Far from satisfactory

The Chilcot report is out; the BBC summarizes.

Tony Blair overstated the threat posed by Saddam Hussein, sent ill-prepared troops into battle and had “wholly inadequate” plans for the aftermath, the UK’s Iraq War inquiry has said.

Chairman Sir John Chilcot said the 2003 invasion was not the “last resort” action presented to MPs and the public.

There was no “imminent threat” from Saddam – and the intelligence case was “not justified”, he said.

The Beeb offers highlights:

  • The circumstances in which it was decided that there was a legal basis for UK military action were “far from satisfactory”
  • The invasion began on 20 March 2003 but not until 13 March did then Attorney General Lord Goldsmith advise there was, on balance, a secure legal basis for military action. Apart from No 10’s response to his letter on 14 March, no formal record was made of that decision and the precise grounds on which it was made remain unclear

It’s hard for me to understand what it even means for one country to decide whether or not there’s a “legal basis” for it to attack another. It seems like a polite fiction, aka a smokescreen.

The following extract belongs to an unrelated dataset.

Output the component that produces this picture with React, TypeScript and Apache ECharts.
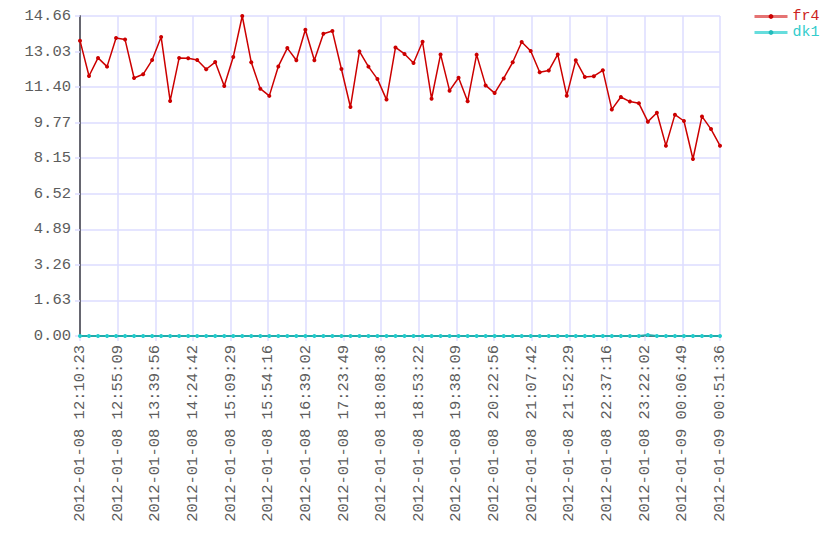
import React, { useEffect, useRef } from "react";
import * as echarts from "echarts";

// Time span of the x axis, in seconds from the first sample (2012-01-08 12:10:23)
const SPAN_SECONDS = 45673;
const SAMPLE_COUNT = 72;

const X_TICK_LABELS = [
  "2012-01-08 12:10:23", "2012-01-08 12:55:09", "2012-01-08 13:39:56",
  "2012-01-08 14:24:42", "2012-01-08 15:09:29", "2012-01-08 15:54:16",
  "2012-01-08 16:39:02", "2012-01-08 17:23:49", "2012-01-08 18:08:36",
  "2012-01-08 18:53:22", "2012-01-08 19:38:09", "2012-01-08 20:22:56",
  "2012-01-08 21:07:42", "2012-01-08 21:52:29", "2012-01-08 22:37:16",
  "2012-01-08 23:22:02", "2012-01-09 00:06:49", "2012-01-09 00:51:36",
];

const Y_TICK_LABELS = [
  "0.00", "1.63", "3.26", "4.89", "6.52", "8.15", "9.77", "11.40", "13.03", "14.66",
];

const fr4Values = [
  13.53, 11.91, 12.74, 12.34, 13.65, 13.58, 11.82, 11.99, 12.64, 13.70,
  10.77, 12.74, 12.72, 12.64, 12.22, 12.55, 11.45, 12.78, 14.66, 12.54,
  11.33, 11.00, 12.35, 13.19, 12.63, 14.03, 12.63, 13.85, 13.97, 12.23,
  10.49, 13.04, 12.34, 11.77, 10.83, 13.22, 12.92, 12.51, 13.48, 10.87,
  12.90, 11.24, 11.83, 10.75, 12.89, 11.48, 11.13, 11.80, 12.54, 13.47,
  13.06, 12.08, 12.16, 12.90, 11.01, 12.63, 11.87, 11.90, 12.17, 10.38,
  10.95, 10.74, 10.66, 9.82, 10.23, 8.72, 10.14, 9.85, 8.11, 10.06,
  9.48, 8.72,
];

const dk1Values = [
  0, 0, 0, 0, 0, 0, 0, 0, 0, 0,
  0, 0, 0, 0, 0, 0, 0, 0, 0, 0,
  0, 0, 0, 0, 0, 0, 0, 0, 0, 0,
  0, 0, 0, 0, 0, 0, 0, 0, 0, 0,
  0, 0, 0, 0, 0, 0, 0, 0, 0, 0,
  0, 0, 0, 0, 0, 0, 0, 0, 0, 0,
  0, 0, 0, 0.05, 0, 0, 0, 0, 0, 0,
  0, 0,
];

// sample times (seconds after the first sample), evenly spaced over the span
const sampleSeconds = Array.from(
  { length: SAMPLE_COUNT },
  (_, i) => (i * SPAN_SECONDS) / (SAMPLE_COUNT - 1)
);

const FONT = "'Liberation Mono', 'DejaVu Sans Mono', monospace";

export default function App() {
  const ref = useRef<HTMLDivElement>(null);

  useEffect(() => {
    if (!ref.current) return;
    const chart = echarts.init(ref.current, undefined, { renderer: "svg" });
    const pair = (vals: number[]) => vals.map((v, i) => [sampleSeconds[i], v]);
    chart.setOption({
      animation: false,
      backgroundColor: "#ffffff",
      grid: { left: 80, top: 16, right: 120, bottom: 224, containLabel: false },
      legend: {
        orient: "vertical",
        left: 753,
        top: 9,
        padding: 0,
        itemWidth: 33,
        itemHeight: 6,
        itemGap: 1,
        textStyle: { fontFamily: FONT, fontSize: 15, lineHeight: 14 },
        data: [
          {
            name: "fr4",
            textStyle: { color: "#cc2222" },
            lineStyle: { color: "#e57373", width: 3 },
            itemStyle: { color: "#cc0000" },
          },
          {
            name: "dk1",
            textStyle: { color: "#33cccc" },
            lineStyle: { color: "#66dddd", width: 3 },
            itemStyle: { color: "#22bbbb" },
          },
        ],
      },
      xAxis: {
        type: "value",
        min: 0,
        max: SPAN_SECONDS,
        interval: SPAN_SECONDS / 17,
        axisLine: { show: true, lineStyle: { color: "#666670", width: 2 } },
        axisTick: { show: true, length: 5, lineStyle: { color: "#dcdcff", width: 1.5 } },
        splitLine: { show: true, lineStyle: { color: "#dcdcff", width: 1.5 } },
        axisLabel: {
          rotate: 90,
          margin: 9,
          fontFamily: FONT,
          fontSize: 15.5,
          color: "#5c5c5c",
          formatter: (_v: number, i: number) => X_TICK_LABELS[i] ?? "",
        },
      },
      yAxis: {
        type: "value",
        min: 0,
        max: 14.66,
        interval: 14.66 / 9,
        axisLine: { show: true, lineStyle: { color: "#666670", width: 2 } },
        axisTick: { show: true, length: 5, lineStyle: { color: "#dcdcff", width: 1.5 } },
        splitLine: { show: true, lineStyle: { color: "#dcdcff", width: 1.5 } },
        axisLabel: {
          margin: 9,
          fontFamily: FONT,
          fontSize: 15.5,
          color: "#5c5c5c",
          formatter: (_v: number, i: number) => Y_TICK_LABELS[i] ?? "",
        },
      },
      series: [
        {
          name: "fr4",
          type: "line",
          data: pair(fr4Values),
          symbol: "circle",
          symbolSize: 4,
          showAllSymbol: true,
          color: "#cc0000",
          lineStyle: { color: "#cc0000", width: 1.5 },
          itemStyle: { color: "#cc0000" },
          z: 3,
        },
        {
          name: "dk1",
          type: "line",
          data: pair(dk1Values),
          symbol: "circle",
          symbolSize: 4,
          showAllSymbol: true,
          color: "#22cccc",
          lineStyle: { color: "#22aaaa", width: 2 },
          itemStyle: { color: "#22cccc" },
          z: 4,
        },
      ],
    });
    return () => chart.dispose();
  }, []);

  return <div ref={ref} style={{ width: 840, height: 560, position: "absolute", left: 0, top: 0 }} />;
}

  • The UK’s actions undermined the authority of the United Nations Security Council: The UN’s Charter puts responsibility for the maintenance of peace and security in the Security Council. The UK government was claiming to act on behalf of the international community “to uphold the authority of the Security Council”. But it knew it did not have a majority supporting its actions

Well that’s the thing, isn’t it – there’s no such thing as “the international community.” It’s a ridiculous label, that nevertheless gets bandied about a great deal. There is the UN, but the U part is another polite fiction – but it is also an aspiration, while the “legal basis” for invasions isn’t even that.